L'infirmière Magazine n° 334 du 01/12/2013

 

ÉTHIQUE

JURIDIQUE

Un patient a droit à ce que sa vie privée ne soit pas dévoilée par l’établissement de santé qui le prend en charge, et à ce que sa dignité soit préservée.

Un homme de 46 ans est amené par le Samu au service des urgences d’un hôpital, le 15 avril 2010 à 0 h 40, en raison d’un malaise consécutif à la prise d’amphétamines. Il est somnolent après sa prise de sédatifs administrés par le personnel du Samu. Il est en sous-vêtements, n’a ni pièce d’identité, ni argent, ni téléphone portable. Peu après son arrivée, il est interrogé par l’infirmière d’accueil, puis pris en charge par l’interne de garde vers 2 h 00. Le compte rendu des urgences indique qu’à 8 h 07, la décision de non-admission est prise. La sœur aînée de cet homme vient le chercher aux urgences, qu’ils quittent à 17 h 00. Huit jours plus tard, le patient adresse un courriel au chef du service des affaires juridiques et droits du patient de l’hôpital pour, notamment, se plaindre des conditions de sa prise en charge.

La procédure

Après une tentative de médiation qui n’aboutit pas, le patient adresse une demande d’indemnisation à l’hôpital, qui la rejette. Il saisit le tribunal administratif d’une requête tendant à la condamnation de l’établissement à lui verser 30 000 euros en réparation des divers préjudices subis. Le tribunal rejette sa demande. Le patient interjette appel de ce jugement. Devant le tribunal, puis la cour, le patient précise que sa sœur aînée, prévenue de son admission aux urgences, a appelé ce service le matin du 15 avril 2010 pour prendre de ses nouvelles et savoir à quelle heure venir le chercher. Il lui a été répondu que son frère ne pouvait pas sortir avant la visite du psychiatre, prévue à 15 h 00. La sœur cadette du patient a, à son tour, contacté les urgences et s’est entretenue avec l’interne de garde. Le praticien a déclaré que ce dernier s’était adonné à des jeux sexuels malsains et avait absorbé des substances stupéfiantes. La sœur aînée, arrivée en début d’après-midi, a trouvé son frère en état de détresse, en sous-vêtements, ne s’étant vu proposer aucune nourriture. Elle a demandé des explications au médecin, qui l’a reçue en entretien et lui a décrit les conditions dans lesquelles son frère avait été admis aux urgences. Le patient a par ailleurs soutenu que le médecin avait voulu l’humilier en le laissant en sous-vêtements et en retardant sa sortie de l’hôpital. En effet, alors qu’il aurait pu partir vers 8 h 00, il a été retenu sans raison, son état de santé ne justifiant pas de consultation psychiatrique, sans que des vêtements décents lui soient proposés, sans avoir été nourri et sans qu’il lui soit permis de joindre sa sœur. L’hôpital n’a pas contesté les faits, et les propos tenus aux deux sœurs du patient n’ont pas été démentis. La cour relève que les informations délivrées par l’hôpital aux membres de la famille de l’intéressé sont d’ordre privé, et couvertes par le secret médical.

Les textes

→ Art. L1110-4 du Code de la santé publique : « Toute personne prise en charge par un professionnel, un établissement, un réseau de santé ou tout autre organisme participant à la prévention et aux soins a droit au respect de sa vie privée et du secret des informations la concernant. » « (…) ce secret couvre l’ensemble des informations concernant la personne venues à la connaissance du professionnel de santé, de tout membre du personnel de ces établissements ou organismes et de toute autre personne en relation, de par ses activités, avec ces établissements ou organismes. Il s’impose à tout professionnel de santé, ainsi qu’à tous les professionnels intervenant dans le système de santé. »

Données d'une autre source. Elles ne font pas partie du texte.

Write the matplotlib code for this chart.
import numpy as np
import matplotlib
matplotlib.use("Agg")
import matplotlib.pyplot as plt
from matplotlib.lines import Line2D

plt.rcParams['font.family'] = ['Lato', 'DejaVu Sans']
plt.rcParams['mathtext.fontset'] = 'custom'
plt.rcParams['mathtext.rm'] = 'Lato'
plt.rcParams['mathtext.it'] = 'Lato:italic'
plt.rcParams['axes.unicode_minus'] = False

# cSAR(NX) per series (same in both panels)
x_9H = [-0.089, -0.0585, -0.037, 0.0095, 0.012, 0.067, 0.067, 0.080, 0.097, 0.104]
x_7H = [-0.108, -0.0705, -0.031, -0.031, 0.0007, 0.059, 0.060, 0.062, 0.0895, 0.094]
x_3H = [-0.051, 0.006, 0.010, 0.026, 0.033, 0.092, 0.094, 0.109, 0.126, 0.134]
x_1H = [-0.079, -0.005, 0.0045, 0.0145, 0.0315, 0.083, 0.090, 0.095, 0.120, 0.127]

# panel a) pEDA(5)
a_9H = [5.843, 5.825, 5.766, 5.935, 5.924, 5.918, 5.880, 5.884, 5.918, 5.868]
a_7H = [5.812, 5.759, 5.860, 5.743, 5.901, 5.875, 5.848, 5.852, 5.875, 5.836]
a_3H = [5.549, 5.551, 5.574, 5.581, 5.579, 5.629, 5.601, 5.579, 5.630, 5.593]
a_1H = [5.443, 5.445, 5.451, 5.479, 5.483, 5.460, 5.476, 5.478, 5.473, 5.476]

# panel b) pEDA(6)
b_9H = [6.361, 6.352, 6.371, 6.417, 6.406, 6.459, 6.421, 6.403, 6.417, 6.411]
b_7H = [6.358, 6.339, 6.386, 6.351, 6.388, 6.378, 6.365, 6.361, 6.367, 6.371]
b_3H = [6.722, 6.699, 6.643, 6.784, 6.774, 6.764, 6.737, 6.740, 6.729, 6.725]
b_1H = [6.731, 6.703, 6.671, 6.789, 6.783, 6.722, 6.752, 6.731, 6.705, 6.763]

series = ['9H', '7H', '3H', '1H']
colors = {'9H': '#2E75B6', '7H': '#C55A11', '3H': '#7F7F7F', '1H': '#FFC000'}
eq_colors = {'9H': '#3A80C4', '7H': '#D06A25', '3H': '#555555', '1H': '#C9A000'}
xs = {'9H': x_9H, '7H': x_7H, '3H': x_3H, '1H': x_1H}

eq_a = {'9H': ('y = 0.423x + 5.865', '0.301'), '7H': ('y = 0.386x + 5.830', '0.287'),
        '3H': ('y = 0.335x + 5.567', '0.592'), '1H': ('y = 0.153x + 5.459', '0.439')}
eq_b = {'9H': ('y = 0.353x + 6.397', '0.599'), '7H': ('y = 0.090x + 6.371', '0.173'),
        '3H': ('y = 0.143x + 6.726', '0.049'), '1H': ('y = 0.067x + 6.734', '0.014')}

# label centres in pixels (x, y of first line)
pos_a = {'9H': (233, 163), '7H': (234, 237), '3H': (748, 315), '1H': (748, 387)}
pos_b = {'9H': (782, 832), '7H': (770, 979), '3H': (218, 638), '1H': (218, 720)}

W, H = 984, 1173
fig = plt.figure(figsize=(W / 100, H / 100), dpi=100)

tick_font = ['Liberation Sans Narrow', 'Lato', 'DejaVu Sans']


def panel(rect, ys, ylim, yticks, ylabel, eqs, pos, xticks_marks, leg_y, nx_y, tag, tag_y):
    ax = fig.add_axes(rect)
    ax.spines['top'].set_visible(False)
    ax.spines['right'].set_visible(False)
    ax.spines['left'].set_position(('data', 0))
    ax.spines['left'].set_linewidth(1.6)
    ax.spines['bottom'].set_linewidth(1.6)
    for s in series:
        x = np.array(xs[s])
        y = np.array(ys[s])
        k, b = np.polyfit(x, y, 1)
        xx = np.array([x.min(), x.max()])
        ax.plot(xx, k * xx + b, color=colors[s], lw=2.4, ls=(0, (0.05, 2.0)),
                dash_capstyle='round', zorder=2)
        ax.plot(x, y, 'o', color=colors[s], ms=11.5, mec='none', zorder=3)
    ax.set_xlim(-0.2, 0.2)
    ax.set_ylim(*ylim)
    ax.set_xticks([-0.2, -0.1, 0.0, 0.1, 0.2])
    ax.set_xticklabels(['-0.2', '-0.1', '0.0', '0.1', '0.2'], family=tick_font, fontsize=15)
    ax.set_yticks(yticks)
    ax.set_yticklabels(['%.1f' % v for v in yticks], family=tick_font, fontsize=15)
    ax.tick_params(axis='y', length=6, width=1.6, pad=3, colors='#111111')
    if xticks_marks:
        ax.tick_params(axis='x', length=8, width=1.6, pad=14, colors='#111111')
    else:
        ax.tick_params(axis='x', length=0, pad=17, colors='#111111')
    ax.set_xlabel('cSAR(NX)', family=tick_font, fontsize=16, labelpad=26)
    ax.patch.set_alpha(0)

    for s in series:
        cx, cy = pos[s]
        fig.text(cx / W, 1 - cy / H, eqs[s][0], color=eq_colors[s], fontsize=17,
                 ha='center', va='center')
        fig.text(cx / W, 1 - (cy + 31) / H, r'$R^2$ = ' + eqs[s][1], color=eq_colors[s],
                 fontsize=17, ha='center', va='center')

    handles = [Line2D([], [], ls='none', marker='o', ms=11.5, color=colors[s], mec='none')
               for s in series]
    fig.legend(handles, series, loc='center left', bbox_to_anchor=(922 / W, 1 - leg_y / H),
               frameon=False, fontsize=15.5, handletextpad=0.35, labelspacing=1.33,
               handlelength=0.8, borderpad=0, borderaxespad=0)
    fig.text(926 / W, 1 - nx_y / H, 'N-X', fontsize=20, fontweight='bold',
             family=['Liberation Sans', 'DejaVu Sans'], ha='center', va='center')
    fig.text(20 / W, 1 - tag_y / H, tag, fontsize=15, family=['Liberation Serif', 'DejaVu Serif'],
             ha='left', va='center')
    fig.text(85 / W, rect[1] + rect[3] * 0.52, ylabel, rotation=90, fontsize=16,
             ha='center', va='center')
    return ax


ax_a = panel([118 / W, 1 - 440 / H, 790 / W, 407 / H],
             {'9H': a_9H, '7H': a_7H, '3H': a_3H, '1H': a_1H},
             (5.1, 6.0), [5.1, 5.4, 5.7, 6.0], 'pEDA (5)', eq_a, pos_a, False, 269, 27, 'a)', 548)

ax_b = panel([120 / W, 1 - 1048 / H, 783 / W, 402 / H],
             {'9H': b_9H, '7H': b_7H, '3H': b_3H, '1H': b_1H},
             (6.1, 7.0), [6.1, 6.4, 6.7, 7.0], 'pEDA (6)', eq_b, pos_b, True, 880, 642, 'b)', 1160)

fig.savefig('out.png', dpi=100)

→ Art. R4127-4 du Code de la santé publique :

« Le secret professionnel institué dans l’intérêt des patients s’impose à tout médecin dans les conditions établies par la loi. Le secret couvre tout ce qui est venu à la connaissance du médecin dans l’exercice de sa profession, c’est-à-dire non seulement ce qui lui a été confié, mais aussi ce qu’il a vu, entendu ou compris. »

La cour indique que si l’hôpital peut invoquer la nécessité, pour le médecin, de recueillir des informations auprès des membres de la famille du patient ou de ses proches pour assurer la bonne prise en charge de celui-ci et vérifier que sa sortie pouvait intervenir dans de bonnes conditions, celle-ci ne pouvait toutefois l’autoriser à divulguer ce dont il avait eu connaissance, dans l’exercice de sa profession, concernant la vie privée de son patient.

La sanction

L’hôpital est condamné à verser 4 000 euros au patient (cour administrative d’appel de Paris du 4 avril 2013 n° 12PA02414).